### Aim
Restate each of the lines given below, word for word.

### Dataset
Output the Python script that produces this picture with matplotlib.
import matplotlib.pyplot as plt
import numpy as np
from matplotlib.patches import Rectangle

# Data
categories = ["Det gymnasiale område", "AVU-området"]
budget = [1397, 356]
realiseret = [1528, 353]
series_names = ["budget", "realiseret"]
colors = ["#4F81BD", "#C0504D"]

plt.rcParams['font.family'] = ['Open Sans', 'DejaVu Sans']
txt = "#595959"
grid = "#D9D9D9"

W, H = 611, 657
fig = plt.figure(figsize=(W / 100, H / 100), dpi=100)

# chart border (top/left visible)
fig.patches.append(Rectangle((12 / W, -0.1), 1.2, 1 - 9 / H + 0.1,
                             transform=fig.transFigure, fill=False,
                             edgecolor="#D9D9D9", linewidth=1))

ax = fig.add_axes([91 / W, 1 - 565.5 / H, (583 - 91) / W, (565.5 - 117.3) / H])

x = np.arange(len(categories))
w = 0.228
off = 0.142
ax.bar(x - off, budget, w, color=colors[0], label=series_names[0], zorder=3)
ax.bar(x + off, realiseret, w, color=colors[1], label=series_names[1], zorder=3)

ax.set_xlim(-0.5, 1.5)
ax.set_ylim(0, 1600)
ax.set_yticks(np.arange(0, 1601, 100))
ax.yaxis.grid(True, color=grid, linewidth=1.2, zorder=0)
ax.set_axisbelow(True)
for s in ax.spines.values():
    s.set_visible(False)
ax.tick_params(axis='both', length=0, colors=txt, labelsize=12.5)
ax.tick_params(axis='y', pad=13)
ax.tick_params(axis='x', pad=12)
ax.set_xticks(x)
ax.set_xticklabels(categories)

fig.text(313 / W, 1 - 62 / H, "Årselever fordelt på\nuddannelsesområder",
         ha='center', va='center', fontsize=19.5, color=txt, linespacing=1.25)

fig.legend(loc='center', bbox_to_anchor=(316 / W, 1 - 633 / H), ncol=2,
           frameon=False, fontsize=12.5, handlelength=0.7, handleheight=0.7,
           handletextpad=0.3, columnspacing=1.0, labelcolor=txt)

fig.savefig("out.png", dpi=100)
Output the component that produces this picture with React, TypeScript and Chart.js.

### Solution to this task
Output the Python script that produces this picture with matplotlib.
import matplotlib.pyplot as plt
import numpy as np
from matplotlib.patches import Rectangle

# Data
categories = ["Det gymnasiale område", "AVU-området"]
budget = [1397, 356]
realiseret = [1528, 353]
series_names = ["budget", "realiseret"]
colors = ["#4F81BD", "#C0504D"]

plt.rcParams['font.family'] = ['Open Sans', 'DejaVu Sans']
txt = "#595959"
grid = "#D9D9D9"

W, H = 611, 657
fig = plt.figure(figsize=(W / 100, H / 100), dpi=100)

# chart border (top/left visible)
fig.patches.append(Rectangle((12 / W, -0.1), 1.2, 1 - 9 / H + 0.1,
                             transform=fig.transFigure, fill=False,
                             edgecolor="#D9D9D9", linewidth=1))

ax = fig.add_axes([91 / W, 1 - 565.5 / H, (583 - 91) / W, (565.5 - 117.3) / H])

x = np.arange(len(categories))
w = 0.228
off = 0.142
ax.bar(x - off, budget, w, color=colors[0], label=series_names[0], zorder=3)
ax.bar(x + off, realiseret, w, color=colors[1], label=series_names[1], zorder=3)

ax.set_xlim(-0.5, 1.5)
ax.set_ylim(0, 1600)
ax.set_yticks(np.arange(0, 1601, 100))
ax.yaxis.grid(True, color=grid, linewidth=1.2, zorder=0)
ax.set_axisbelow(True)
for s in ax.spines.values():
    s.set_visible(False)
ax.tick_params(axis='both', length=0, colors=txt, labelsize=12.5)
ax.tick_params(axis='y', pad=13)
ax.tick_params(axis='x', pad=12)
ax.set_xticks(x)
ax.set_xticklabels(categories)

fig.text(313 / W, 1 - 62 / H, "Årselever fordelt på\nuddannelsesområder",
         ha='center', va='center', fontsize=19.5, color=txt, linespacing=1.25)

fig.legend(loc='center', bbox_to_anchor=(316 / W, 1 - 633 / H), ncol=2,
           frameon=False, fontsize=12.5, handlelength=0.7, handleheight=0.7,
           handletextpad=0.3, columnspacing=1.0, labelcolor=txt)

fig.savefig("out.png", dpi=100)
Output the component that produces this picture with React, TypeScript and Chart.js.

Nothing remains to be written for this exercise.